* **SET TASK**: Quote every line below exactly and skip any picture.

Dataset rows:
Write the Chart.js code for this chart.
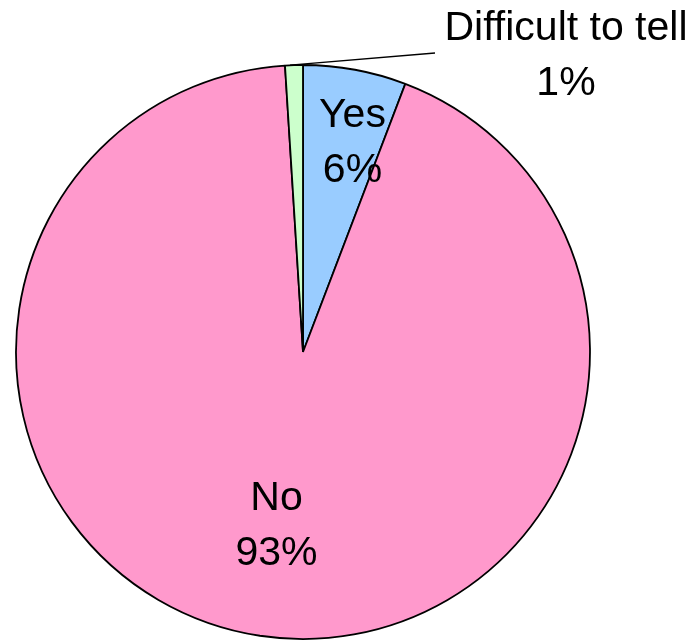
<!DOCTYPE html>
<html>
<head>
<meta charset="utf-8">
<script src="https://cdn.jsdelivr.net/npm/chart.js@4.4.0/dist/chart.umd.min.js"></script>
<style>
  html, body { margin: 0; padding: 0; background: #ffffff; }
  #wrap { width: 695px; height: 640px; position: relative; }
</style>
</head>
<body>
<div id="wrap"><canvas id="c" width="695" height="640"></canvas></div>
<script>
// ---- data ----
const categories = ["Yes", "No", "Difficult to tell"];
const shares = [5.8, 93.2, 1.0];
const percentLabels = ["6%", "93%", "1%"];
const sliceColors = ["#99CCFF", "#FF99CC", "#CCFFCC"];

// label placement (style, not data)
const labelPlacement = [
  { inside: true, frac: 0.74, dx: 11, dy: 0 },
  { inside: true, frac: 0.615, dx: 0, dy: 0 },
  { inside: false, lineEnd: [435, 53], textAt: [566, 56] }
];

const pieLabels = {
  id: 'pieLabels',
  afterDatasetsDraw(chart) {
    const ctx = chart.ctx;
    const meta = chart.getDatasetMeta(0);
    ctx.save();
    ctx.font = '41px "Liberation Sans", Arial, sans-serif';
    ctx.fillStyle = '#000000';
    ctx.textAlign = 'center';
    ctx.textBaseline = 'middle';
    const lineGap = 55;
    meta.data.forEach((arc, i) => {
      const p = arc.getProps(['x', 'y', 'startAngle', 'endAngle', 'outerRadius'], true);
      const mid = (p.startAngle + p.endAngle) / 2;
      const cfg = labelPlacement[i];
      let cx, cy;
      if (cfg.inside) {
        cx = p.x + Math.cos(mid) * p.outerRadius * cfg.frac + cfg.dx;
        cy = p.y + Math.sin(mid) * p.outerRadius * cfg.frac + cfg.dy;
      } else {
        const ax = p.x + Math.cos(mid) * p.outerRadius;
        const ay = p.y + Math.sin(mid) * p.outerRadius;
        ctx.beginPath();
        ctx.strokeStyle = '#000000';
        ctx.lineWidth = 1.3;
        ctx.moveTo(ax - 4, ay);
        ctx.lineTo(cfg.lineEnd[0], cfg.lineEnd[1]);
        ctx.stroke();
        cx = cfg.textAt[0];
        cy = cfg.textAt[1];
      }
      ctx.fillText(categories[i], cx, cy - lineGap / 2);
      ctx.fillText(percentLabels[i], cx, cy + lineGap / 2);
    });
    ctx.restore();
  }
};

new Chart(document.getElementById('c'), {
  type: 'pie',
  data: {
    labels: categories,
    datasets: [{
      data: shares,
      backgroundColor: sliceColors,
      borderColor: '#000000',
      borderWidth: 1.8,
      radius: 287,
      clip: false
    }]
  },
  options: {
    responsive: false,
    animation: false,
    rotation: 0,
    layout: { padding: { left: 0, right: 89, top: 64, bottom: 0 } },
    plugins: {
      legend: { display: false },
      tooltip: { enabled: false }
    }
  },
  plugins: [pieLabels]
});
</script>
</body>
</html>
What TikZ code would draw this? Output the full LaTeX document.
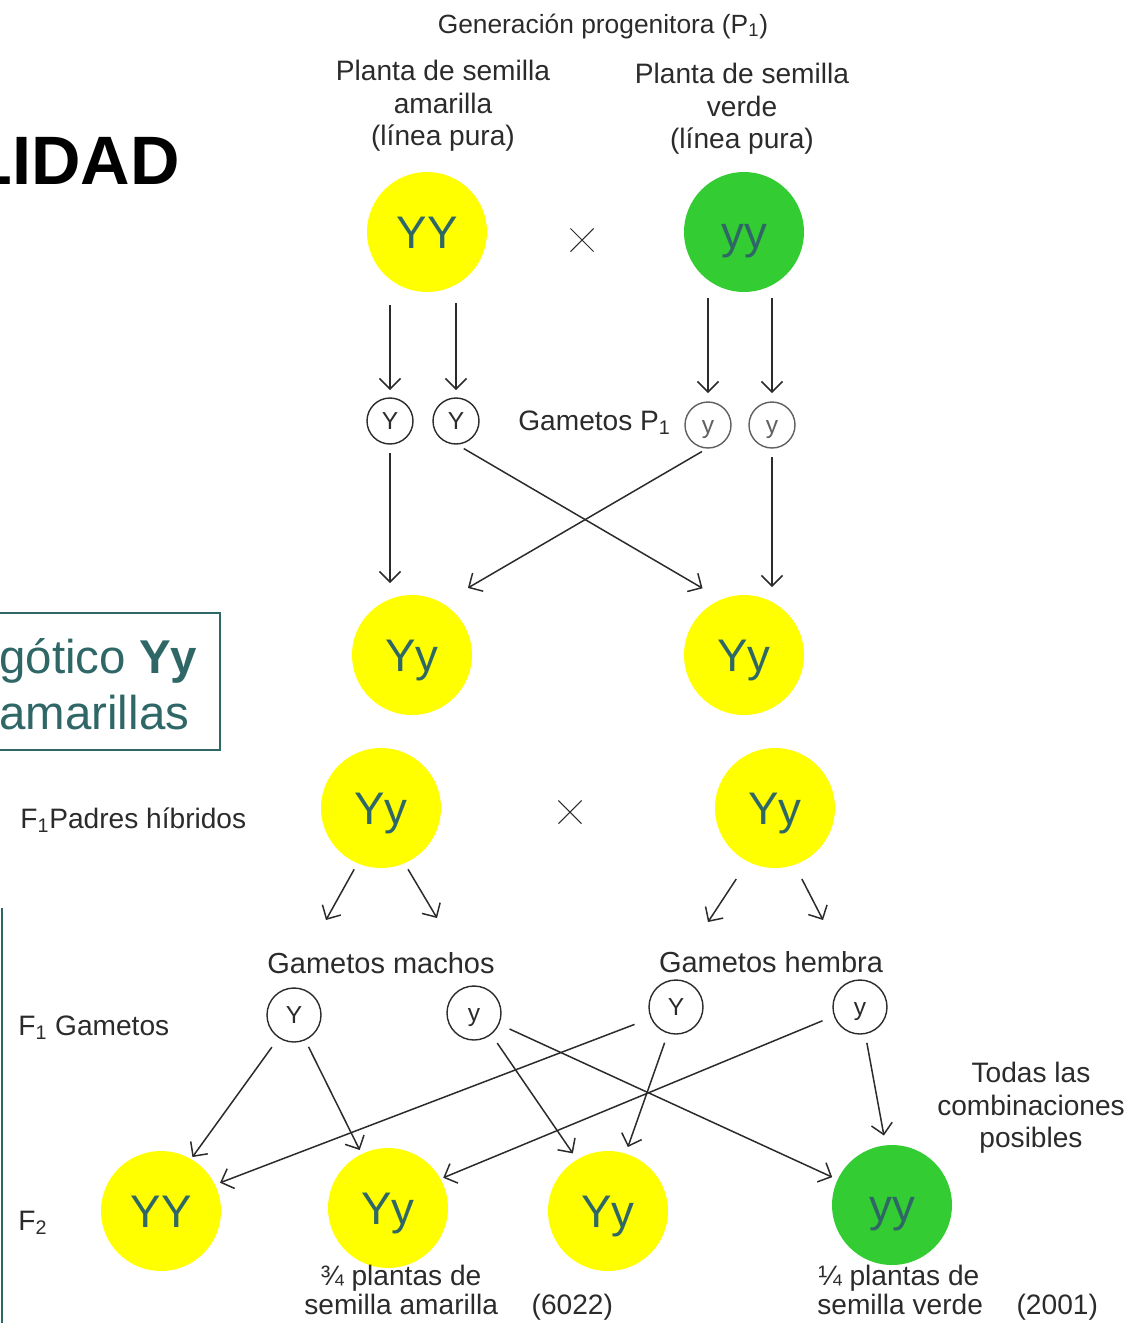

* **EXERCISE RESULT**:
Write the Chart.js code for this chart.
<!DOCTYPE html>
<html>
<head>
<meta charset="utf-8">
<script src="https://cdn.jsdelivr.net/npm/chart.js@4.4.0/dist/chart.umd.min.js"></script>
<style>
  html, body { margin: 0; padding: 0; background: #ffffff; }
  #wrap { width: 695px; height: 640px; position: relative; }
</style>
</head>
<body>
<div id="wrap"><canvas id="c" width="695" height="640"></canvas></div>
<script>
// ---- data ----
const categories = ["Yes", "No", "Difficult to tell"];
const shares = [5.8, 93.2, 1.0];
const percentLabels = ["6%", "93%", "1%"];
const sliceColors = ["#99CCFF", "#FF99CC", "#CCFFCC"];

// label placement (style, not data)
const labelPlacement = [
  { inside: true, frac: 0.74, dx: 11, dy: 0 },
  { inside: true, frac: 0.615, dx: 0, dy: 0 },
  { inside: false, lineEnd: [435, 53], textAt: [566, 56] }
];

const pieLabels = {
  id: 'pieLabels',
  afterDatasetsDraw(chart) {
    const ctx = chart.ctx;
    const meta = chart.getDatasetMeta(0);
    ctx.save();
    ctx.font = '41px "Liberation Sans", Arial, sans-serif';
    ctx.fillStyle = '#000000';
    ctx.textAlign = 'center';
    ctx.textBaseline = 'middle';
    const lineGap = 55;
    meta.data.forEach((arc, i) => {
      const p = arc.getProps(['x', 'y', 'startAngle', 'endAngle', 'outerRadius'], true);
      const mid = (p.startAngle + p.endAngle) / 2;
      const cfg = labelPlacement[i];
      let cx, cy;
      if (cfg.inside) {
        cx = p.x + Math.cos(mid) * p.outerRadius * cfg.frac + cfg.dx;
        cy = p.y + Math.sin(mid) * p.outerRadius * cfg.frac + cfg.dy;
      } else {
        const ax = p.x + Math.cos(mid) * p.outerRadius;
        const ay = p.y + Math.sin(mid) * p.outerRadius;
        ctx.beginPath();
        ctx.strokeStyle = '#000000';
        ctx.lineWidth = 1.3;
        ctx.moveTo(ax - 4, ay);
        ctx.lineTo(cfg.lineEnd[0], cfg.lineEnd[1]);
        ctx.stroke();
        cx = cfg.textAt[0];
        cy = cfg.textAt[1];
      }
      ctx.fillText(categories[i], cx, cy - lineGap / 2);
      ctx.fillText(percentLabels[i], cx, cy + lineGap / 2);
    });
    ctx.restore();
  }
};

new Chart(document.getElementById('c'), {
  type: 'pie',
  data: {
    labels: categories,
    datasets: [{
      data: shares,
      backgroundColor: sliceColors,
      borderColor: '#000000',
      borderWidth: 1.8,
      radius: 287,
      clip: false
    }]
  },
  options: {
    responsive: false,
    animation: false,
    rotation: 0,
    layout: { padding: { left: 0, right: 89, top: 64, bottom: 0 } },
    plugins: {
      legend: { display: false },
      tooltip: { enabled: false }
    }
  },
  plugins: [pieLabels]
});
</script>
</body>
</html>
What TikZ code would draw this? Output the full LaTeX document.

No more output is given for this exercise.